1. The Concept of Self-Custody

In traditional finance, banks hold your money and verify your identity. If you lose your password, they can reset it. In Web3, Self-Custody means you hold the cryptographic keys to your assets on the blockchain. You are your own bank. Consequently, if you lose your private keys or seed phrase, there is no customer support to restore your access—your assets are lost permanently.

2. Seed Phrases and Private Keys

When you create a crypto wallet, you are provided with a Seed Phrase (usually 12 or 24 random English words). This phrase mathematically generates all the private keys for your wallets across different networks.

3. Hardware Wallets vs. Hot Wallets

A "Hot Wallet" (like a browser extension) is connected to the internet, making it convenient but vulnerable to malware. A "Hardware Wallet" (a physical USB-like device) stores your private keys entirely offline. When you transact, you physically approve it on the device, meaning hackers cannot steal your keys via the internet.

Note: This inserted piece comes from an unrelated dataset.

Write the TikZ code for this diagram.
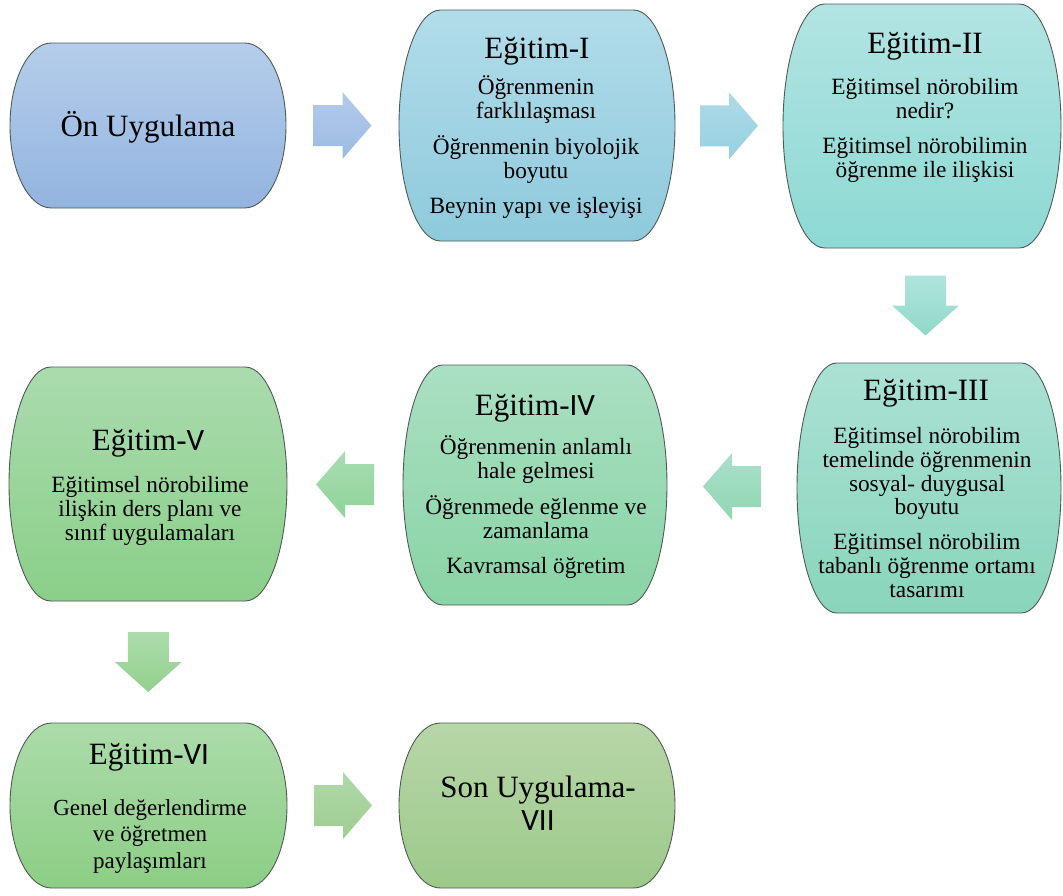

4. Phishing and Smart Contract Risks

The majority of lost funds in Web3 are NOT from blockchains being hacked, but from users being tricked into handing over their keys or approving malicious transactions.

Malicious Approvals: When using DeFi, you must grant smart contracts permission to interact with your wallet. If you connect to a fake or compromised website, you might accidentally sign an approval that allows the attacker to drain your assets. Always verify URLs, never click links in direct messages, and revoke smart contract approvals when not actively trading.